The recent jump means White House officials have been pressed to address the issue again. Brian Deese, director of the National Economic Council, on Thursday, said energy companies needed to lower prices at the pump.
“If you look at the gap between wholesale and retail prices, it has come down,” he said during a press briefing. “It hasn’t come down enough — right? — but it has come down.”
Analysts say the refinery shutdowns will be temporary, and the fact that Americans tend to drive less in the winter could keep prices from climbing as sharply as they did in June. But a recent rebound in crude oil prices, which rose nearly 17% this week as the world’s major oil producers agreed to cut production, means predicting what’s next will be difficult.
“This is not the Biden administration’s fault, but they know that if gas prices are back at $4.50 on Election Day, they’re in trouble,” said Tom Kloza, a founder of Oil Price Information Service, a price reporting agency, referring to the November midterm elections.
Aside from the political consequences, a sustained rise in gas prices could also affect how businesses and consumers view the economy. In July, falling gas prices were a key part of the better-than-expected reading of the consumer price index, offering a brief glimmer of hope to those looking for signs that inflation has peaked.
Among the West Coast refineries that have shut down is one in Washington state run by Phillips 66 and two near San Francisco that are run by Valero and Chevron.
Not every shutdown is predictable. A fire at a BP-owned refinery near Toledo, Ohio, shuttered that facility in September. It might not reopen until early next year, Bloomberg News reported late last month, citing unnamed sources. In Ohio, the average price of gas rose to $3.939 a gallon Friday, from $3.609 a month earlier.
Chevron and Phillips 66 said they do not comment on the day-to-day operations of their refineries.

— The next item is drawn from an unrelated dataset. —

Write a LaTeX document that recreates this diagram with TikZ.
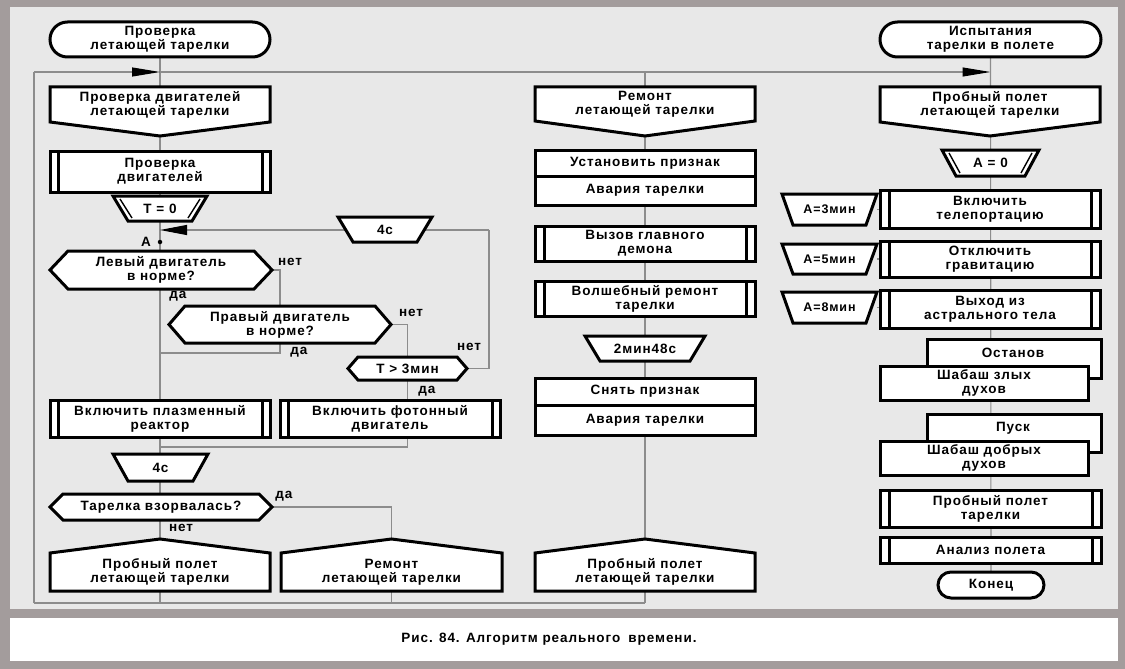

BP and Valero didn’t immediately respond to questions about the refineries. The refineries do not typically release much detail about closings or when they expect to reopen, analysts said.

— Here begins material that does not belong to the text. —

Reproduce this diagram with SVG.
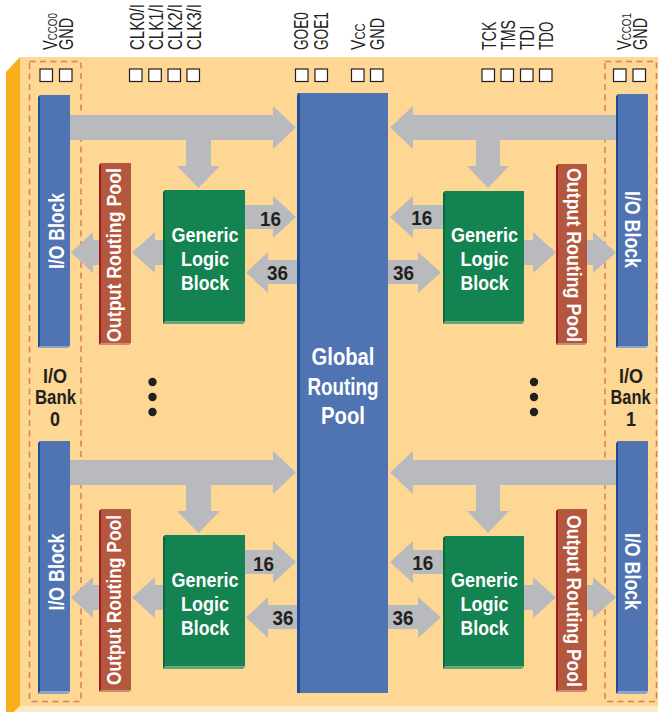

Prices in California and other states have fallen slightly since Gov. Gavin Newsom said last week the state could start producing its winter blend of gasoline early, which is cheaper for refiners to produce since it contains fewer of the additives that protect against environmental conditions in the summer. The introduction of the winter blend, paired with the potential for slowed demand in fall and winter driving seasons, could help bring prices back down, said Devin Gladden, a spokesperson for AAA.

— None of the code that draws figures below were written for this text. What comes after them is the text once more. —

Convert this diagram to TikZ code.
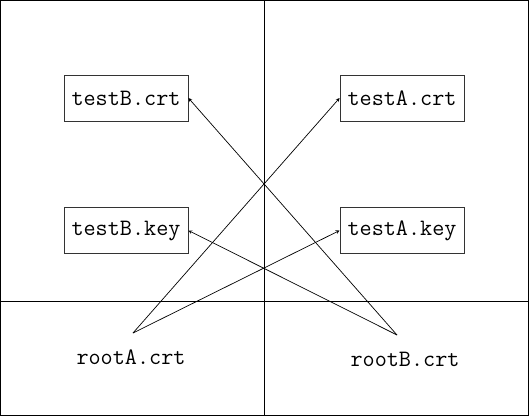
\documentclass[tikz,border=0pt]{standalone}
\usetikzlibrary{arrows}
\tikzstyle{certbox} = [rectangle, minimum width=124pt, minimum height=46pt, text centered, draw=black!80, line width=0.8pt, font=\ttfamily\fontsize{23.5}{26}\selectfont]
\tikzstyle{rootlabel} = [font=\ttfamily\fontsize{23.5}{26}\selectfont]
\tikzstyle{arrow} = [line width=0.7pt,->,>=stealth]
\tikzstyle{grid} = [line width=0.8pt, black]

\begin{document}
\begin{tikzpicture}[x=1pt, y=1pt]

% Frame and quadrants
\useasboundingbox (0,0) rectangle (529,416);
\draw [grid] (0.5,0.5) rectangle (528.5,415.5);
\draw [grid] (264,0.5) -- (264,415.5);
\draw [grid] (0.5,115) -- (528.5,115);

% Certificates and keys
\node (testBcrt) [certbox] at (126,318) {testB.crt};
\node (testAcrt) [certbox] at (402,318) {testA.crt};
\node (testBkey) [certbox] at (126,185.5) {testB.key};
\node (testAkey) [certbox] at (402,185.5) {testA.key};

% Root certificates
\node (rootA) [rootlabel] at (131,59) {rootA.crt};
\node (rootB) [rootlabel] at (405,57) {rootB.crt};
\coordinate (rootAtip) at (133,83);
\coordinate (rootBtip) at (397,81);

% Arrows from rootA
\draw [arrow] (rootAtip) -- (testAcrt.west);
\draw [arrow] (rootAtip) -- (testAkey.west);

% Arrows from rootB
\draw [arrow] (rootBtip) -- (testBcrt.east);
\draw [arrow] (rootBtip) -- (testBkey.east);

\end{tikzpicture}
\end{document}
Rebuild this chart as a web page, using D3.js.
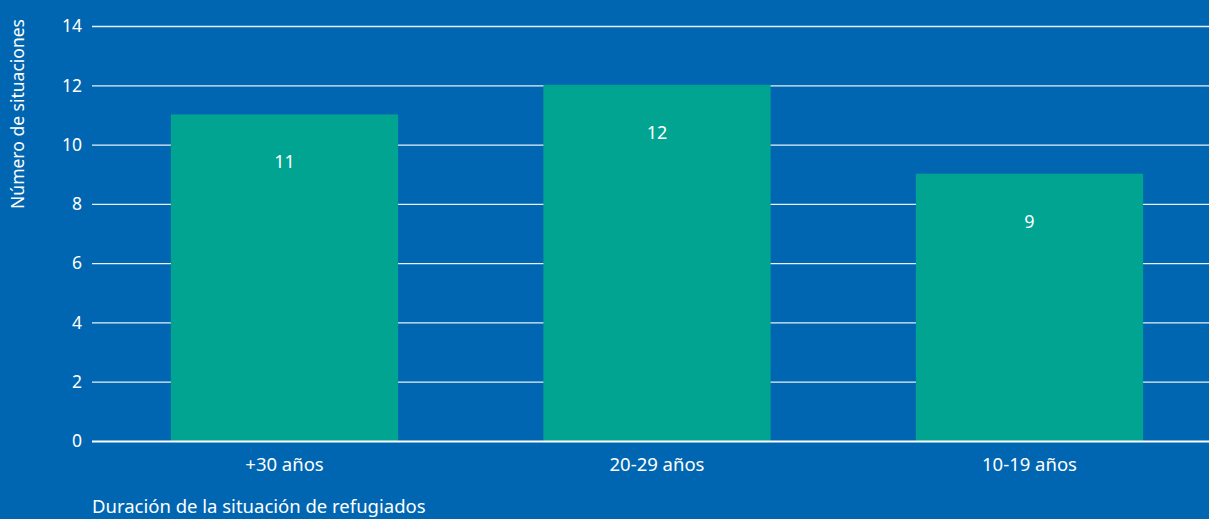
<!DOCTYPE html>
<html>
<head>
<meta charset="utf-8">
<script src="https://cdn.jsdelivr.net/npm/d3@7"></script>
<style>
  body { margin: 0; background: #0066b1; }
  svg { display: block; }
  svg text { font-family: "Noto Sans", sans-serif; fill: #ffffff; }
</style>
</head>
<body>
<div id="chart"></div>
<script>
var categories = ['+30 años', '20-29 años', '10-19 años'];
var values = [11, 12, 9];
var yTicks = [0, 2, 4, 6, 8, 10, 12, 14];

var W = 1209, H = 519;
var plotLeft = 92;

var svg = d3.select('#chart').append('svg')
    .attr('width', W)
    .attr('height', H);

svg.append('rect')
    .attr('width', W)
    .attr('height', H)
    .style('fill', '#0066b1');

var xScale = d3.scaleBand()
    .domain(categories)
    .range([98.25, 1215.75])
    .paddingInner(0.39)
    .paddingOuter(0.195);

var yScale = d3.scaleLinear()
    .domain([0, 14])
    .range([441.5, 26.5]);

// grid lines
svg.append('g')
    .selectAll('line')
    .data(yTicks.slice(1))
  .enter().append('line')
    .attr('x1', plotLeft)
    .attr('x2', W)
    .attr('y1', function(d) { return yScale(d); })
    .attr('y2', function(d) { return yScale(d); })
    .style('stroke', '#ffffff')
    .style('stroke-opacity', 0.9)
    .style('stroke-width', 1.3);

// bars
svg.append('g')
    .selectAll('rect')
    .data(values)
  .enter().append('rect')
    .attr('x', function(d, i) { return xScale(categories[i]); })
    .attr('width', xScale.bandwidth())
    .attr('y', function(d) { return yScale(d) - 1; })
    .attr('height', function(d) { return yScale(0) - yScale(d) + 1; })
    .style('fill', '#00a491');

// value labels
svg.append('g')
    .selectAll('text')
    .data(values)
  .enter().append('text')
    .attr('x', function(d, i) { return xScale(categories[i]) + xScale.bandwidth() / 2; })
    .attr('y', function(d) { return yScale(d) + 53; })
    .style('text-anchor', 'middle')
    .style('font-size', '18px')
    .text(function(d) { return d; });

// baseline
svg.append('line')
    .attr('x1', plotLeft)
    .attr('x2', W)
    .attr('y1', yScale(0))
    .attr('y2', yScale(0))
    .style('stroke', '#ffffff')
    .style('stroke-width', 2);

// y axis
var yAxis = svg.append('g')
    .attr('transform', 'translate(82,0)')
    .call(d3.axisLeft(yScale).tickValues(yTicks).tickSize(0).tickPadding(0));
yAxis.select('.domain').remove();
yAxis.selectAll('text')
    .attr('dy', '0.3em')
    .style('font-family', '"Noto Sans", sans-serif')
    .style('font-size', '17.5px')
    .style('fill', '#ffffff');

// x axis
var xAxis = svg.append('g')
    .attr('transform', 'translate(0,' + yScale(0) + ')')
    .call(d3.axisBottom(xScale).tickSize(0).tickPadding(0));
xAxis.select('.domain').remove();
xAxis.selectAll('text')
    .attr('dy', 0)
    .attr('y', 29)
    .style('font-family', '"Noto Sans", sans-serif')
    .style('font-size', '18.5px')
    .style('fill', '#ffffff');

// axis titles
svg.append('text')
    .attr('x', 92)
    .attr('y', 513)
    .style('font-size', '18.5px')
    .text('Duración de la situación de refugiados');

svg.append('text')
    .attr('transform', 'translate(24,114) rotate(-90)')
    .style('font-size', '17.5px')
    .style('text-anchor', 'middle')
    .text('Número de situaciones');
</script>
</body>
</html>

On Friday, Newsom said on Twitter that he would call a special session of the California Legislature to weigh “a windfall profits tax” on energy companies that are profiting from high prices, a move that some Democratic lawmakers in Washington have also called for. Britain announced a similar tax on the “extraordinary” profits of oil companies in May.
On Wednesday, the group known as OPEC+, which includes Saudi Arabia and Russia, said it would slash oil production by 2 million barrels a day, a decision that drew an immediate condemnation from the Biden administration. On Thursday, Biden told reporters he was “disappointed” by OPEC+’s decision, and the White House also said it would release more oil from the Strategic Petroleum Reserve, the country’s stockpile of crude oil.
Although oil prices have climbed sharply this week, the recent increase in gas prices began in September, well before the OPEC+ decision.
The overall impact of the announcement remains “a big maybe,” Gladden said. It could lead to a short-term rise in prices, but whether or not it is sustained depends on how energy investors react to the cut, he said. Analysts have noted that several OPEC+ members are already unable to meet production quotas.
“This really hasn’t been about crude,” Kloza said of the most recent gain. “It’s been about the inability to refine a lot of that crude for various reasons.”
Kloza said he did not think an “extraordinary spike” in prices was ahead, particularly one comparable to what consumers experienced earlier in the year. Still, prices are subject to several variables — many of which, including hurricanes or wildfires that lead to major refinery shutdowns are unpredictable.
“If we lost one of these big refineries that can run 500,000 barrels a day of crude or more, it can really haunt the markets,” Kloza said.